Let's load the original images and their predicted masks to get an idea of how this branch of the network is doing. Note that the first mask is displayed in red overlay, as it is given to us. The predicted masks are displayed using a green overlay.

In [None]:
# Load results
frames = []
predicted_masks=[]
for test_frame in test_frames:
    frame_num = test_frame.split('.')[0]
    frame = np.array(Image.open(dataset_root + 'JPEGImages/480p/' + seq_name + '/' + test_frame))
    predicted_mask = np.array(Image.open(result_path + frame_num +'.png'))
    frames.append(frame)
    predicted_masks.append(predicted_mask)

In [None]:
# Overlay the masks on top of the frames
frames_with_predictions = visualize.overlay_frames_with_predictions(frames, predicted_masks')

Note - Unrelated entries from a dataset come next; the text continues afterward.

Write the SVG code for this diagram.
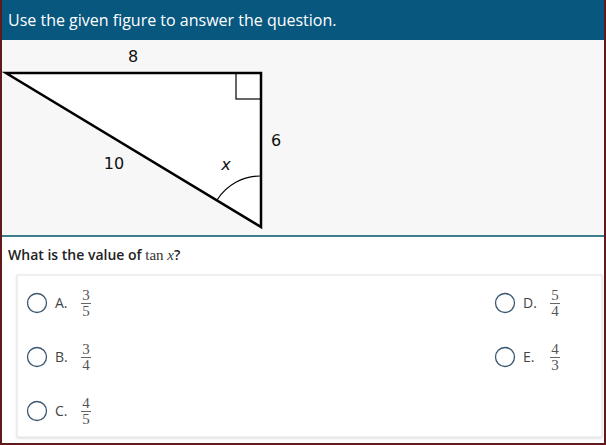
<svg xmlns="http://www.w3.org/2000/svg" width="606" height="445" viewBox="0 0 606 445">
<defs>
<style>
.hdr{font-family:"Open Sans","Liberation Sans",sans-serif;font-size:16px;fill:#fff}
.lbl{font-family:"DejaVu Sans","Liberation Sans",sans-serif;font-size:16px;fill:#111;text-anchor:middle}
.q{font-family:"Open Sans","Liberation Sans",sans-serif;font-size:14px;fill:#222;font-weight:600}
.m{font-family:"Liberation Serif",serif;font-size:15px;fill:#333;font-weight:400}
.opt{font-family:"Open Sans","Liberation Sans",sans-serif;font-size:14px;fill:#444}
.fr{font-family:"Liberation Serif","Times New Roman",serif;font-size:15px;fill:#555;text-anchor:middle}
.radio{fill:#fff;stroke:#3a5670;stroke-width:1.3}
.bar{stroke:#666;stroke-width:1}
</style>
<filter id="sh" x="-5%" y="-5%" width="110%" height="110%"><feDropShadow dx="0" dy="1" stdDeviation="1" flood-color="#000" flood-opacity="0.15"/></filter>
</defs>
<rect x="0" y="0" width="606" height="445" fill="#5e1a1c"/>
<rect x="2" y="0" width="602" height="443" fill="#fff"/>
<g id="header">
<rect x="2" y="0" width="602" height="40" fill="#07577f"/>
<text class="hdr" x="8" y="26">Use the given figure to answer the question.</text>
</g>
<g id="figure">
<rect x="2" y="40" width="602" height="195" fill="#f7f7f7"/>
<polygon points="6,73 261,73 261,227" fill="#fff" stroke="#000" stroke-width="2.5" stroke-linejoin="miter"/>
<rect x="236" y="73" width="25" height="26" fill="none" stroke="#000" stroke-width="1.2"/>
<path d="M261,176 A51,51 0 0 0 217,200" fill="none" stroke="#000" stroke-width="1.2"/>
<text class="lbl" x="133" y="62">8</text>
<text class="lbl" x="114" y="169">10</text>
<text class="lbl" x="226" y="170" font-style="italic" font-size="15">x</text>
<text class="lbl" x="276" y="146">6</text>
</g>
<rect x="2" y="235" width="602" height="2" fill="#3c7e8c"/>
<g id="question">
<text class="q" x="8" y="260">What is the value of <tspan class="m">tan</tspan><tspan class="m" font-style="italic"> x</tspan>?</text>
</g>
<rect x="17" y="275" width="585" height="162" fill="#fff" stroke="#e2e2e2" stroke-width="1" filter="url(#sh)"/>
<g id="optA">
<circle class="radio" cx="37" cy="303" r="9.5"/>
<text class="opt" x="55" y="308">A.</text>
<text class="fr" x="86" y="300">3</text><line class="bar" x1="81" y1="303.5" x2="91" y2="303.5"/><text class="fr" x="86" y="316">5</text>
</g>
<g id="optB">
<circle class="radio" cx="37" cy="357" r="9.5"/>
<text class="opt" x="55" y="362">B.</text>
<text class="fr" x="86" y="354">3</text><line class="bar" x1="81" y1="357.5" x2="91" y2="357.5"/><text class="fr" x="86" y="370">4</text>
</g>
<g id="optC">
<circle class="radio" cx="37" cy="411" r="9.5"/>
<text class="opt" x="55" y="416">C.</text>
<text class="fr" x="86" y="408">4</text><line class="bar" x1="81" y1="411.5" x2="91" y2="411.5"/><text class="fr" x="86" y="424">5</text>
</g>
<g id="optD">
<circle class="radio" cx="505" cy="303" r="9.5"/>
<text class="opt" x="523" y="308">D.</text>
<text class="fr" x="555" y="300">5</text><line class="bar" x1="550" y1="303.5" x2="560" y2="303.5"/><text class="fr" x="555" y="316">4</text>
</g>
<g id="optE">
<circle class="radio" cx="505" cy="357" r="9.5"/>
<text class="opt" x="523" y="362">E.</text>
<text class="fr" x="555" y="354">4</text><line class="bar" x1="550" y1="357.5" x2="560" y2="357.5"/><text class="fr" x="555" y="370">3</text>
</g>
</svg>
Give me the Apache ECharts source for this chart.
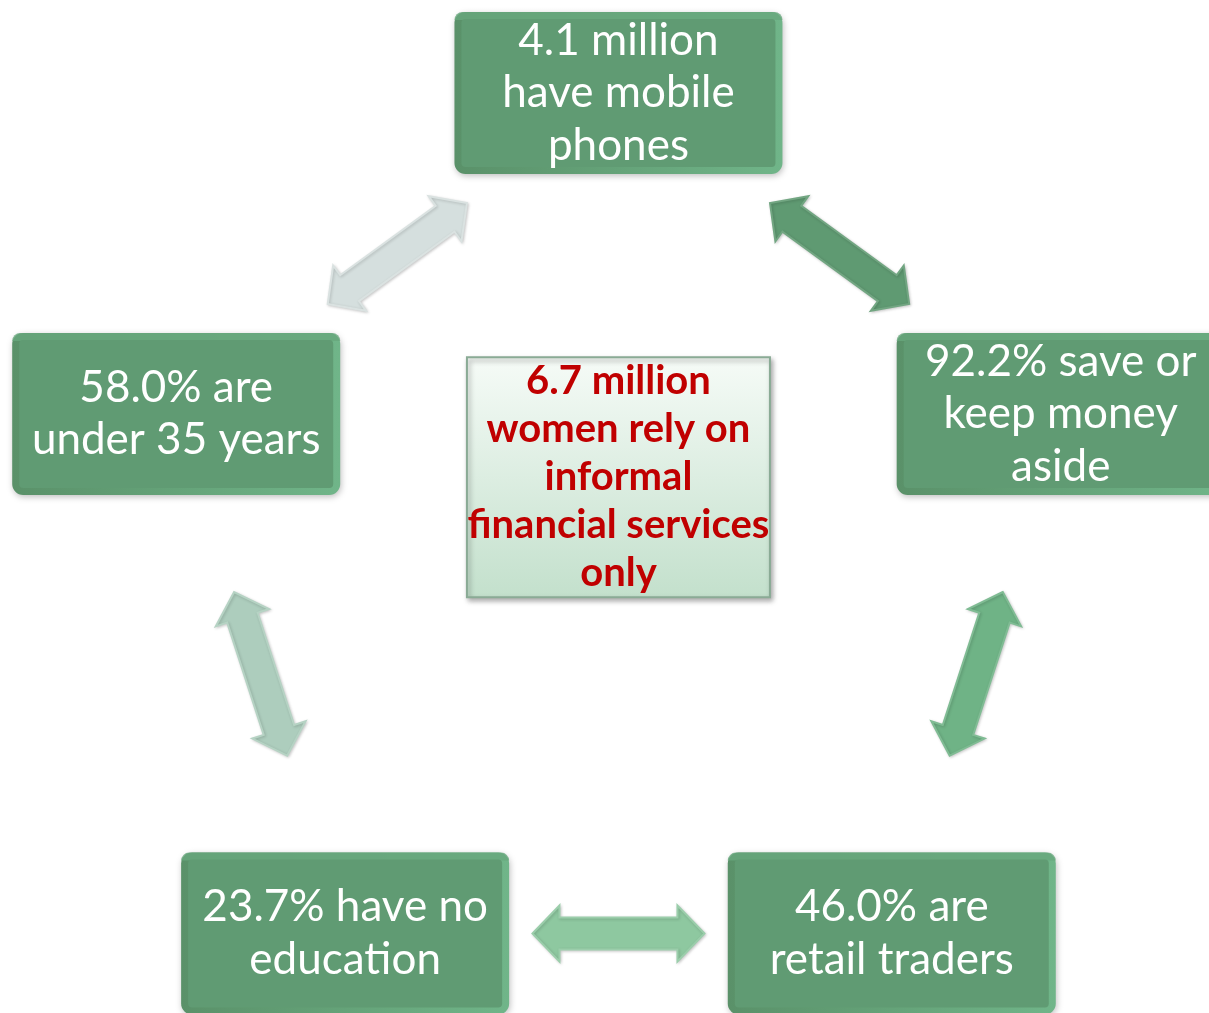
<!DOCTYPE html>
<html>
<head>
<meta charset="utf-8">
<script src="https://cdn.jsdelivr.net/npm/echarts@6/dist/echarts.min.js"></script>
<style>
  html, body { margin: 0; padding: 0; background: #ffffff; }
  #main { width: 1209px; height: 1013px; }
</style>
</head>
<body>
<div id="main"></div>
<script>
// Facts shown in the five boxes on the ring, clockwise from the top
const factLabels = [
  '4.1 million\nhave mobile\nphones',
  '92.2% save or\nkeep money\naside',
  '46.0% are\nretail traders',
  '23.7% have no\neducation',
  '58.0% are\nunder 35 years'
];

// Central statement
const hubLabel = '6.7 million\nwomen rely on\ninformal\nfinancial services\nonly';

// Double arrows between neighbouring boxes (indices into factLabels)
const links = [[0, 1], [1, 2], [2, 3], [3, 4], [4, 0]];

// Arrow fill colours, one per link
const arrowColors = ['#5f9a72', '#6fb386', '#8ec8a0', '#adcdbd', '#d5dfde'];

// Boxes sit on a unit ring, the first one at the top, going clockwise
function ringPos(i, n) {
  const a = (90 - 360 / n * i) * Math.PI / 180;
  return [Math.cos(a), Math.sin(a)];
}
const nodePos = factLabels.map((_, i) => ringPos(i, factLabels.length));
const hubPos = [0, 0.173];

const chart = echarts.init(document.getElementById('main'), null, { renderer: 'canvas' });

const BOX_W = 328, BOX_H = 162;
const ARROW_LEN = 172, HEAD_LEN = 27, HEAD_HALF = 28, SHAFT_HALF = 16;

function renderBox(params, api) {
  const c = api.coord([api.value(0), api.value(1)]);
  const x = c[0] - BOX_W / 2, y = c[1] - BOX_H / 2;
  return {
    type: 'group',
    children: [
      {
        type: 'rect',
        shape: { x: x, y: y, width: BOX_W, height: BOX_H, r: 11 },
        style: {
          fill: new echarts.graphic.LinearGradient(0, 0, 1, 0, [
            { offset: 0, color: '#5a9169' },
            { offset: 1, color: '#70b589' }
          ]),
          shadowBlur: 6,
          shadowColor: 'rgba(0,0,0,0.25)',
          shadowOffsetX: 1,
          shadowOffsetY: 2
        }
      },
      {
        type: 'rect',
        shape: { x: x, y: y, width: BOX_W, height: 8, r: [11, 11, 0, 0] },
        style: { fill: '#68a87d', opacity: 0.8 }
      },
      {
        type: 'rect',
        shape: { x: x + 7, y: y + 7, width: BOX_W - 14, height: BOX_H - 14, r: 4 },
        style: { fill: '#609b73' }
      },
      {
        type: 'text',
        style: {
          text: factLabels[params.dataIndex],
          x: c[0],
          y: c[1],
          align: 'center',
          verticalAlign: 'middle',
          fill: '#ffffff',
          fontFamily: 'Lato',
          fontSize: 44,
          lineHeight: 52.5
        }
      }
    ]
  };
}

function renderArrow(params, api) {
  const a = api.coord([api.value(0), api.value(1)]);
  const b = api.coord([api.value(2), api.value(3)]);
  const mx = (a[0] + b[0]) / 2, my = (a[1] + b[1]) / 2;
  let dx = b[0] - a[0], dy = b[1] - a[1];
  const d = Math.sqrt(dx * dx + dy * dy);
  dx /= d; dy /= d;
  const nx = -dy, ny = dx;
  const p1 = [mx - dx * ARROW_LEN / 2, my - dy * ARROW_LEN / 2];
  const p2 = [mx + dx * ARROW_LEN / 2, my + dy * ARROW_LEN / 2];
  const at = (p, s, t) => [p[0] + dx * s + nx * t, p[1] + dy * s + ny * t];
  const pts = [
    p1,
    at(p1, HEAD_LEN, HEAD_HALF),
    at(p1, HEAD_LEN, SHAFT_HALF),
    at(p2, -HEAD_LEN, SHAFT_HALF),
    at(p2, -HEAD_LEN, HEAD_HALF),
    p2,
    at(p2, -HEAD_LEN, -HEAD_HALF),
    at(p2, -HEAD_LEN, -SHAFT_HALF),
    at(p1, HEAD_LEN, -SHAFT_HALF),
    at(p1, HEAD_LEN, -HEAD_HALF)
  ];
  const color = arrowColors[params.dataIndex];
  return {
    type: 'polygon',
    shape: { points: pts },
    style: {
      fill: color,
      stroke: echarts.color.lift(color, 0.12),
      lineWidth: 2,
      lineJoin: 'miter',
      shadowBlur: 3,
      shadowColor: 'rgba(0,0,0,0.18)',
      shadowOffsetX: 1,
      shadowOffsetY: 1
    }
  };
}

function renderHub(params, api) {
  const c = api.coord([api.value(0), api.value(1)]);
  const w = 303, h = 240;
  return {
    type: 'group',
    children: [
      {
        type: 'rect',
        shape: { x: c[0] - w / 2, y: c[1] - h / 2, width: w, height: h },
        style: {
          fill: new echarts.graphic.LinearGradient(0, 0, 0, 1, [
            { offset: 0, color: '#f6fbf7' },
            { offset: 1, color: '#c3e0cc' }
          ]),
          stroke: '#8aab95',
          lineWidth: 2,
          shadowBlur: 5,
          shadowColor: 'rgba(0,0,0,0.35)',
          shadowOffsetX: 2,
          shadowOffsetY: 3
        }
      },
      {
        type: 'text',
        style: {
          text: hubLabel,
          x: c[0],
          y: c[1],
          align: 'center',
          verticalAlign: 'middle',
          fill: '#c00000',
          fontFamily: 'Lato',
          fontWeight: 'bold',
          fontSize: 40,
          lineHeight: 48
        }
      }
    ]
  };
}

chart.setOption({
  animation: false,
  backgroundColor: '#ffffff',
  grid: { left: 0, right: 0, top: 0, bottom: 0 },
  xAxis: { type: 'value', min: -1.33, max: 1.27, show: false },
  yAxis: { type: 'value', min: -0.98, max: 1.2, show: false },
  series: [
    {
      type: 'custom',
      name: 'links',
      renderItem: renderArrow,
      data: links.map(l => nodePos[l[0]].concat(nodePos[l[1]]))
    },
    {
      type: 'custom',
      name: 'facts',
      renderItem: renderBox,
      data: nodePos
    },
    {
      type: 'custom',
      name: 'hub',
      renderItem: renderHub,
      data: [hubPos]
    }
  ]
});
</script>
</body>
</html>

### Display individual frames

In [None]:
visualize.display_images(frames_with_predictions)

### Display results as a video clip

In [None]:
# Set path to video clips
video_clip_folder = dataset_root + 'clips/'
video_clip = video_clip_folder + ckpt_name + '.mp4'

# Combine images in a video clip
visualize.make_clip(video_clip, frames_with_predictions)

In [None]:
# Display video
visualize.show_clip(video_clip)